§ WHAT THIS TASK INVOLVES: What follows is a listing; give it again exactly, in its entirety.
────
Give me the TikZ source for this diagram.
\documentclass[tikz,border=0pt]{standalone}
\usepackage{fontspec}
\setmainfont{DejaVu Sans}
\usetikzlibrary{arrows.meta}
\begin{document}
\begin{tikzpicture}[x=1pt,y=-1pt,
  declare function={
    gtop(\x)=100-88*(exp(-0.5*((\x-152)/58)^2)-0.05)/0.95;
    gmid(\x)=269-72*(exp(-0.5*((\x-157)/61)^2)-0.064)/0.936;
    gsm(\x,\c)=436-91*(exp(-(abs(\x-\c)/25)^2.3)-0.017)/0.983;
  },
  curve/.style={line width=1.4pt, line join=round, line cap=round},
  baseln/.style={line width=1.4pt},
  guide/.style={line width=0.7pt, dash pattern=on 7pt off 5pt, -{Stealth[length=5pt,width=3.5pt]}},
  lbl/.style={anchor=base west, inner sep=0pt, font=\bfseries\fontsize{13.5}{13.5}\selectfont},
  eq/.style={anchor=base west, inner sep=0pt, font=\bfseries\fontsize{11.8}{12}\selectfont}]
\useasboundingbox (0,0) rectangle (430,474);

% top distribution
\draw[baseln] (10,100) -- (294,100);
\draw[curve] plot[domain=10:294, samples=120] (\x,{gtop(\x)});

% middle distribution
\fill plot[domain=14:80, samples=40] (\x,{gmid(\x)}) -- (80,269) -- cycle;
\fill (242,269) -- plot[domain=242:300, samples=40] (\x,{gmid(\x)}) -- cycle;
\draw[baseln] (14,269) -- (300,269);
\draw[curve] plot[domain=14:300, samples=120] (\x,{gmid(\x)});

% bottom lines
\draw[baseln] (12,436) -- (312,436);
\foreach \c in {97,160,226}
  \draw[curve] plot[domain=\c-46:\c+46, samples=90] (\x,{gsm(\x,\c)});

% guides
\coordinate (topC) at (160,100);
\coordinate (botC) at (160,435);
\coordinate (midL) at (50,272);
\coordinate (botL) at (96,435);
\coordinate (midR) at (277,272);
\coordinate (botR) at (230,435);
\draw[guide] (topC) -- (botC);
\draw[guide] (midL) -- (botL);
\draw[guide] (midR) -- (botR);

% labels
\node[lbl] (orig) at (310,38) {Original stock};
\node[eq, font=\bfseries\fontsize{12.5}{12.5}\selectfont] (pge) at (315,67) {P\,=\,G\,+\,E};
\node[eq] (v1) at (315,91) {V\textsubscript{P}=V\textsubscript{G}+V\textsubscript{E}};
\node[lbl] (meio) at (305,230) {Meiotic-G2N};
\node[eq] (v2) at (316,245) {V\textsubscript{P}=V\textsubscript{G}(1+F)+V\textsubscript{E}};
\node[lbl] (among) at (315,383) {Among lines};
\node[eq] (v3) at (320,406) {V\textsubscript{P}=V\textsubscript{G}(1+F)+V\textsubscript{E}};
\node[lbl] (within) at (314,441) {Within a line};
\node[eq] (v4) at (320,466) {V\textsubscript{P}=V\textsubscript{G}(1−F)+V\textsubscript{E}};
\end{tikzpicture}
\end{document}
────
§ IN RESPONSE:
Give me the TikZ source for this diagram.
\documentclass[tikz,border=0pt]{standalone}
\usepackage{fontspec}
\setmainfont{DejaVu Sans}
\usetikzlibrary{arrows.meta}
\begin{document}
\begin{tikzpicture}[x=1pt,y=-1pt,
  declare function={
    gtop(\x)=100-88*(exp(-0.5*((\x-152)/58)^2)-0.05)/0.95;
    gmid(\x)=269-72*(exp(-0.5*((\x-157)/61)^2)-0.064)/0.936;
    gsm(\x,\c)=436-91*(exp(-(abs(\x-\c)/25)^2.3)-0.017)/0.983;
  },
  curve/.style={line width=1.4pt, line join=round, line cap=round},
  baseln/.style={line width=1.4pt},
  guide/.style={line width=0.7pt, dash pattern=on 7pt off 5pt, -{Stealth[length=5pt,width=3.5pt]}},
  lbl/.style={anchor=base west, inner sep=0pt, font=\bfseries\fontsize{13.5}{13.5}\selectfont},
  eq/.style={anchor=base west, inner sep=0pt, font=\bfseries\fontsize{11.8}{12}\selectfont}]
\useasboundingbox (0,0) rectangle (430,474);

% top distribution
\draw[baseln] (10,100) -- (294,100);
\draw[curve] plot[domain=10:294, samples=120] (\x,{gtop(\x)});

% middle distribution
\fill plot[domain=14:80, samples=40] (\x,{gmid(\x)}) -- (80,269) -- cycle;
\fill (242,269) -- plot[domain=242:300, samples=40] (\x,{gmid(\x)}) -- cycle;
\draw[baseln] (14,269) -- (300,269);
\draw[curve] plot[domain=14:300, samples=120] (\x,{gmid(\x)});

% bottom lines
\draw[baseln] (12,436) -- (312,436);
\foreach \c in {97,160,226}
  \draw[curve] plot[domain=\c-46:\c+46, samples=90] (\x,{gsm(\x,\c)});

% guides
\coordinate (topC) at (160,100);
\coordinate (botC) at (160,435);
\coordinate (midL) at (50,272);
\coordinate (botL) at (96,435);
\coordinate (midR) at (277,272);
\coordinate (botR) at (230,435);
\draw[guide] (topC) -- (botC);
\draw[guide] (midL) -- (botL);
\draw[guide] (midR) -- (botR);

% labels
\node[lbl] (orig) at (310,38) {Original stock};
\node[eq, font=\bfseries\fontsize{12.5}{12.5}\selectfont] (pge) at (315,67) {P\,=\,G\,+\,E};
\node[eq] (v1) at (315,91) {V\textsubscript{P}=V\textsubscript{G}+V\textsubscript{E}};
\node[lbl] (meio) at (305,230) {Meiotic-G2N};
\node[eq] (v2) at (316,245) {V\textsubscript{P}=V\textsubscript{G}(1+F)+V\textsubscript{E}};
\node[lbl] (among) at (315,383) {Among lines};
\node[eq] (v3) at (320,406) {V\textsubscript{P}=V\textsubscript{G}(1+F)+V\textsubscript{E}};
\node[lbl] (within) at (314,441) {Within a line};
\node[eq] (v4) at (320,466) {V\textsubscript{P}=V\textsubscript{G}(1−F)+V\textsubscript{E}};
\end{tikzpicture}
\end{document}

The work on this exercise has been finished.